───── Provided data ─────

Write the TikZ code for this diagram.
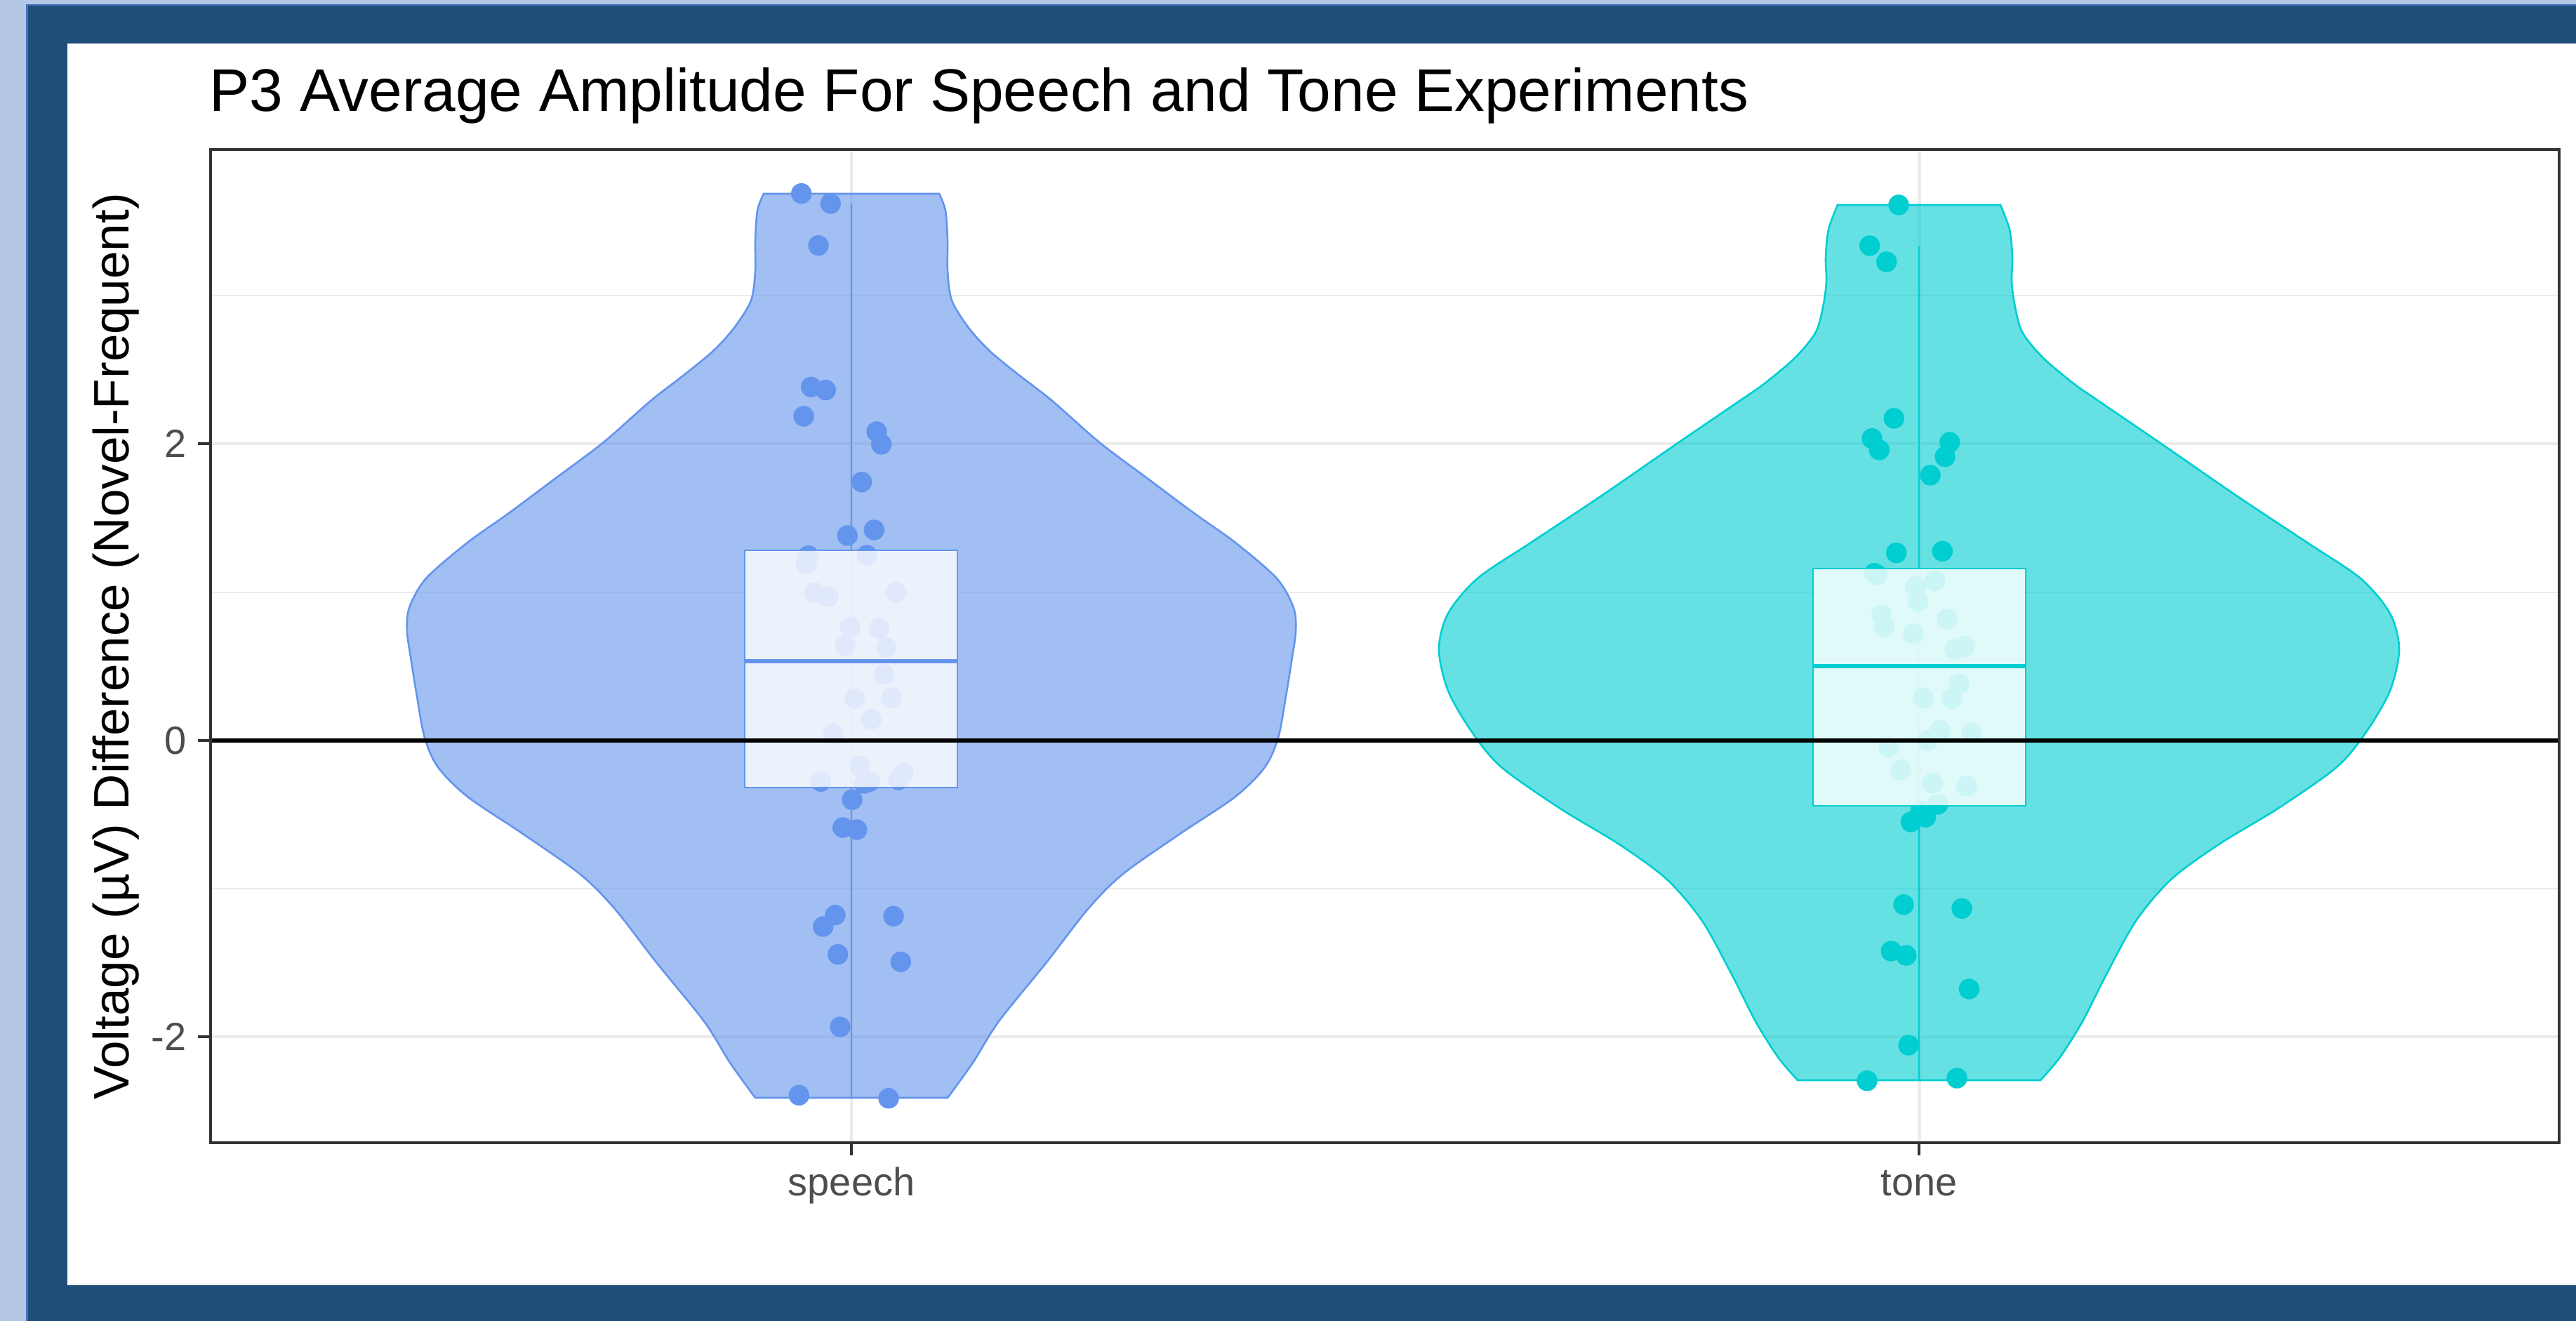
\documentclass[tikz,border=0pt]{standalone}
\usepackage{fontspec}
\setmainfont{Liberation Sans}
\definecolor{cfblue}{HTML}{6495ED}
\definecolor{dturq}{HTML}{00CED1}
\definecolor{frameblue}{HTML}{1F4E79}
\definecolor{lightblue}{HTML}{B4C7E7}
\definecolor{midblue}{HTML}{4472C4}
\definecolor{gridgrey}{HTML}{EBEBEB}
\definecolor{axisgrey}{HTML}{333333}
\definecolor{ticktext}{HTML}{4D4D4D}
\begin{document}
\begin{tikzpicture}[x=0.01cm,y=-0.01cm,
  majorgrid/.style={draw=gridgrey,line width=1.4pt},
  minorgrid/.style={draw=gridgrey,line width=0.75pt},
  violinS/.style={fill=cfblue,fill opacity=0.6,draw=cfblue,draw opacity=1,line width=0.75pt},
  violinT/.style={fill=dturq,fill opacity=0.6,draw=dturq,draw opacity=1,line width=0.75pt},
  whisk/.style={line width=0.75pt},
  boxst/.style={fill=white,fill opacity=0.8,draw opacity=1,line width=0.75pt},
  medst/.style={line width=1.75pt},
  ptS/.style={fill=cfblue},
  ptT/.style={fill=dturq},
  tickst/.style={draw=axisgrey,line width=0.95pt},
  titlest/.style={font=\fontsize{24.35}{29}\selectfont,anchor=base west,inner sep=0pt},
  axtitle/.style={font=\fontsize{20.2}{24}\selectfont,inner sep=0pt},
  ticklab/.style={font=\fontsize{15.9}{19}\selectfont,text=ticktext,inner sep=0pt}
]
\useasboundingbox (0,0) rectangle (3670,1882);
% frame
\fill[lightblue] (0,0) rectangle (3670,1882);
\fill[midblue] (37,6) rectangle (3670,1882);
\fill[frameblue] (39.5,8.5) rectangle (3670,1882);
\fill[white] (96,62) rectangle (3670,1831);

% grid
\foreach \v in {421,844,1266}
  \draw[minorgrid] (300,\v) -- (3646,\v);
\foreach \v in {632,1055,1477}
  \draw[majorgrid] (300,\v) -- (3646,\v);
\foreach \u in {1213,2734}
  \draw[majorgrid] (\u,213) -- (\u,1628);

% speech violin
\path[violinS] (1088,276) -- (1338,276)
  -- plot[smooth,tension=0.5] coordinates {(1338,276) (1347,300) (1350,344) (1350,386) (1356,428) (1380,467) (1410,500) (1450,533) (1499,571) (1566,630) (1634,681) (1701,731) (1760,773) (1819,824) (1843,866) (1846,900) (1840,942) (1832,992) (1821,1051) (1802,1093) (1760,1135) (1684,1186) (1600,1245) (1550,1295) (1491,1371) (1423,1455) (1386,1514) (1350,1564)}
  -- (1076,1564)
  -- plot[smooth,tension=0.5] coordinates {(1076,1564) (1040,1514) (1003,1455) (935,1371) (876,1295) (826,1245) (742,1186) (666,1135) (624,1093) (605,1051) (594,992) (586,942) (580,900) (583,866) (607,824) (666,773) (725,731) (792,681) (860,630) (927,571) (976,533) (1016,500) (1046,467) (1070,428) (1076,386) (1076,344) (1079,300) (1088,276)}
  -- cycle;
% tone violin
\path[violinT] (2618,292) -- (2850,292)
  -- plot[smooth,tension=0.5] coordinates {(2850,292) (2863,327) (2867,367) (2866,400) (2870,433) (2881,473) (2911,510) (2955,547) (2988,570) (3076,630) (3186,706) (3287,773) (3363,824) (3405,874) (3418,925) (3405,984) (3371,1043) (3329,1093) (3245,1152) (3161,1203) (3093,1253) (3043,1312) (3001,1388) (2967,1455) (2935,1506) (2907,1539)}
  -- (2561,1539)
  -- plot[smooth,tension=0.5] coordinates {(2561,1539) (2533,1506) (2501,1455) (2467,1388) (2425,1312) (2375,1253) (2307,1203) (2223,1152) (2139,1093) (2097,1043) (2063,984) (2050,925) (2063,874) (2105,824) (2181,773) (2282,706) (2392,630) (2480,570) (2513,547) (2557,510) (2587,473) (2598,433) (2602,400) (2601,367) (2605,327) (2618,292)}
  -- cycle;

% whiskers
\draw[whisk,cfblue] (1213,290) -- (1213,784);
\draw[whisk,cfblue] (1213,1122) -- (1213,1564);
\draw[whisk,dturq] (2734,351) -- (2734,810);
\draw[whisk,dturq] (2734,1148) -- (2734,1539);

% speech points
\foreach \px/\py in {1141.7/275.7,1183.3/290,1166/349.7,1155.7/551.3,1176.3/555.7,1145/593,1249/615,1255.7/633,1227.7/686.7,1245.3/755,1207.3/763,1151.7/791.7,1148.7/804,1235/791,1160/844,1180/850,1276.7/843.7,1211/893,1252.3/895.3,1204/920,1262.7/922.7,1259.3/961,1217.7/995.3,1269.7/993.7,1241.7/1024.7,1186.7/1045,1224.7/1091.7,1169.3/1113.3,1231/1116,1239.3/1113.3,1280/1111,1287.3/1102.3,1214/1139.3,1200.7/1179,1220.7/1182,1190/1303.7,1172.7/1320,1273/1305.3,1193.7/1359.7,1283.3/1370.3,1197/1463,1138.3/1560.3,1266/1564.7}
  \fill[ptS] (\px,\py) circle[radius=0.147cm];
% tone points
\foreach \px/\py in {2705/292,2663.7/350,2687.7/373,2698.3/596,2667/624.7,2677.3/641,2777.7/630,2771/650.7,2750/677,2701.7/787.7,2767.3/785.3,2670.3/816.7,2674/818.7,2729/835.7,2756.7/827.3,2732.7/857,2680.7/875.7,2684.3/893.3,2774/881.7,2725.7/902.7,2785/925.3,2799/921,2791.3/974,2739.7/994.3,2781/995.3,2764/1040.7,2746.3/1055,2809/1043.7,2691/1064.3,2708.3/1097,2753.3/1115.7,2801.7/1120,2760.7/1146,2736/1156.7,2743.3/1164.3,2722.3/1171,2712/1288.7,2795/1294.3,2694.3/1355,2715.7/1361,2805.3/1409,2719/1489,2660/1539.7,2788/1536}
  \fill[ptT] (\px,\py) circle[radius=0.147cm];

% boxes
\path[boxst,draw=cfblue] (1061,784) rectangle (1364,1122);
\draw[medst,cfblue] (1061,942) -- (1364,942);
\path[boxst,draw=dturq] (2583,810) rectangle (2886,1148);
\draw[medst,dturq] (2583,949) -- (2886,949);

% zero line
\draw[black,line width=1.5pt] (300,1055) -- (3646,1055);

% panel border
\draw[axisgrey,line width=0.95pt] (300,213) rectangle (3646,1628);

% ticks
\foreach \v in {632,1055,1477}
  \draw[tickst] (282,\v) -- (300,\v);
\foreach \u in {1213,2734}
  \draw[tickst] (\u,1628) -- (\u,1646);

% tick labels
\node[ticklab,anchor=east] (yt2) at (266,632) {2};
\node[ticklab,anchor=east] (yt0) at (266,1055) {0};
\node[ticklab,anchor=east] (ytm2) at (266,1477) {-2};
\node[ticklab,anchor=base] (xs) at (1213,1703) {speech};
\node[ticklab,anchor=base] (xt) at (2734,1703) {tone};

% titles
\node[titlest] (title) at (298,159) {P3 Average Amplitude For Speech and Tone Experiments};
\node[axtitle,rotate=90,anchor=base] (ylab) at (183,920.5) {Voltage (µV) Difference (Novel-Frequent)};
\end{tikzpicture}
\end{document}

─────

> **Prompt**
Output the material word for word, omitting its pictures.

> **Reply to the exercise**
Write the TikZ code for this diagram.
\documentclass[tikz,border=0pt]{standalone}
\usepackage{fontspec}
\setmainfont{Liberation Sans}
\definecolor{cfblue}{HTML}{6495ED}
\definecolor{dturq}{HTML}{00CED1}
\definecolor{frameblue}{HTML}{1F4E79}
\definecolor{lightblue}{HTML}{B4C7E7}
\definecolor{midblue}{HTML}{4472C4}
\definecolor{gridgrey}{HTML}{EBEBEB}
\definecolor{axisgrey}{HTML}{333333}
\definecolor{ticktext}{HTML}{4D4D4D}
\begin{document}
\begin{tikzpicture}[x=0.01cm,y=-0.01cm,
  majorgrid/.style={draw=gridgrey,line width=1.4pt},
  minorgrid/.style={draw=gridgrey,line width=0.75pt},
  violinS/.style={fill=cfblue,fill opacity=0.6,draw=cfblue,draw opacity=1,line width=0.75pt},
  violinT/.style={fill=dturq,fill opacity=0.6,draw=dturq,draw opacity=1,line width=0.75pt},
  whisk/.style={line width=0.75pt},
  boxst/.style={fill=white,fill opacity=0.8,draw opacity=1,line width=0.75pt},
  medst/.style={line width=1.75pt},
  ptS/.style={fill=cfblue},
  ptT/.style={fill=dturq},
  tickst/.style={draw=axisgrey,line width=0.95pt},
  titlest/.style={font=\fontsize{24.35}{29}\selectfont,anchor=base west,inner sep=0pt},
  axtitle/.style={font=\fontsize{20.2}{24}\selectfont,inner sep=0pt},
  ticklab/.style={font=\fontsize{15.9}{19}\selectfont,text=ticktext,inner sep=0pt}
]
\useasboundingbox (0,0) rectangle (3670,1882);
% frame
\fill[lightblue] (0,0) rectangle (3670,1882);
\fill[midblue] (37,6) rectangle (3670,1882);
\fill[frameblue] (39.5,8.5) rectangle (3670,1882);
\fill[white] (96,62) rectangle (3670,1831);

% grid
\foreach \v in {421,844,1266}
  \draw[minorgrid] (300,\v) -- (3646,\v);
\foreach \v in {632,1055,1477}
  \draw[majorgrid] (300,\v) -- (3646,\v);
\foreach \u in {1213,2734}
  \draw[majorgrid] (\u,213) -- (\u,1628);

% speech violin
\path[violinS] (1088,276) -- (1338,276)
  -- plot[smooth,tension=0.5] coordinates {(1338,276) (1347,300) (1350,344) (1350,386) (1356,428) (1380,467) (1410,500) (1450,533) (1499,571) (1566,630) (1634,681) (1701,731) (1760,773) (1819,824) (1843,866) (1846,900) (1840,942) (1832,992) (1821,1051) (1802,1093) (1760,1135) (1684,1186) (1600,1245) (1550,1295) (1491,1371) (1423,1455) (1386,1514) (1350,1564)}
  -- (1076,1564)
  -- plot[smooth,tension=0.5] coordinates {(1076,1564) (1040,1514) (1003,1455) (935,1371) (876,1295) (826,1245) (742,1186) (666,1135) (624,1093) (605,1051) (594,992) (586,942) (580,900) (583,866) (607,824) (666,773) (725,731) (792,681) (860,630) (927,571) (976,533) (1016,500) (1046,467) (1070,428) (1076,386) (1076,344) (1079,300) (1088,276)}
  -- cycle;
% tone violin
\path[violinT] (2618,292) -- (2850,292)
  -- plot[smooth,tension=0.5] coordinates {(2850,292) (2863,327) (2867,367) (2866,400) (2870,433) (2881,473) (2911,510) (2955,547) (2988,570) (3076,630) (3186,706) (3287,773) (3363,824) (3405,874) (3418,925) (3405,984) (3371,1043) (3329,1093) (3245,1152) (3161,1203) (3093,1253) (3043,1312) (3001,1388) (2967,1455) (2935,1506) (2907,1539)}
  -- (2561,1539)
  -- plot[smooth,tension=0.5] coordinates {(2561,1539) (2533,1506) (2501,1455) (2467,1388) (2425,1312) (2375,1253) (2307,1203) (2223,1152) (2139,1093) (2097,1043) (2063,984) (2050,925) (2063,874) (2105,824) (2181,773) (2282,706) (2392,630) (2480,570) (2513,547) (2557,510) (2587,473) (2598,433) (2602,400) (2601,367) (2605,327) (2618,292)}
  -- cycle;

% whiskers
\draw[whisk,cfblue] (1213,290) -- (1213,784);
\draw[whisk,cfblue] (1213,1122) -- (1213,1564);
\draw[whisk,dturq] (2734,351) -- (2734,810);
\draw[whisk,dturq] (2734,1148) -- (2734,1539);

% speech points
\foreach \px/\py in {1141.7/275.7,1183.3/290,1166/349.7,1155.7/551.3,1176.3/555.7,1145/593,1249/615,1255.7/633,1227.7/686.7,1245.3/755,1207.3/763,1151.7/791.7,1148.7/804,1235/791,1160/844,1180/850,1276.7/843.7,1211/893,1252.3/895.3,1204/920,1262.7/922.7,1259.3/961,1217.7/995.3,1269.7/993.7,1241.7/1024.7,1186.7/1045,1224.7/1091.7,1169.3/1113.3,1231/1116,1239.3/1113.3,1280/1111,1287.3/1102.3,1214/1139.3,1200.7/1179,1220.7/1182,1190/1303.7,1172.7/1320,1273/1305.3,1193.7/1359.7,1283.3/1370.3,1197/1463,1138.3/1560.3,1266/1564.7}
  \fill[ptS] (\px,\py) circle[radius=0.147cm];
% tone points
\foreach \px/\py in {2705/292,2663.7/350,2687.7/373,2698.3/596,2667/624.7,2677.3/641,2777.7/630,2771/650.7,2750/677,2701.7/787.7,2767.3/785.3,2670.3/816.7,2674/818.7,2729/835.7,2756.7/827.3,2732.7/857,2680.7/875.7,2684.3/893.3,2774/881.7,2725.7/902.7,2785/925.3,2799/921,2791.3/974,2739.7/994.3,2781/995.3,2764/1040.7,2746.3/1055,2809/1043.7,2691/1064.3,2708.3/1097,2753.3/1115.7,2801.7/1120,2760.7/1146,2736/1156.7,2743.3/1164.3,2722.3/1171,2712/1288.7,2795/1294.3,2694.3/1355,2715.7/1361,2805.3/1409,2719/1489,2660/1539.7,2788/1536}
  \fill[ptT] (\px,\py) circle[radius=0.147cm];

% boxes
\path[boxst,draw=cfblue] (1061,784) rectangle (1364,1122);
\draw[medst,cfblue] (1061,942) -- (1364,942);
\path[boxst,draw=dturq] (2583,810) rectangle (2886,1148);
\draw[medst,dturq] (2583,949) -- (2886,949);

% zero line
\draw[black,line width=1.5pt] (300,1055) -- (3646,1055);

% panel border
\draw[axisgrey,line width=0.95pt] (300,213) rectangle (3646,1628);

% ticks
\foreach \v in {632,1055,1477}
  \draw[tickst] (282,\v) -- (300,\v);
\foreach \u in {1213,2734}
  \draw[tickst] (\u,1628) -- (\u,1646);

% tick labels
\node[ticklab,anchor=east] (yt2) at (266,632) {2};
\node[ticklab,anchor=east] (yt0) at (266,1055) {0};
\node[ticklab,anchor=east] (ytm2) at (266,1477) {-2};
\node[ticklab,anchor=base] (xs) at (1213,1703) {speech};
\node[ticklab,anchor=base] (xt) at (2734,1703) {tone};

% titles
\node[titlest] (title) at (298,159) {P3 Average Amplitude For Speech and Tone Experiments};
\node[axtitle,rotate=90,anchor=base] (ylab) at (183,920.5) {Voltage (µV) Difference (Novel-Frequent)};
\end{tikzpicture}
\end{document}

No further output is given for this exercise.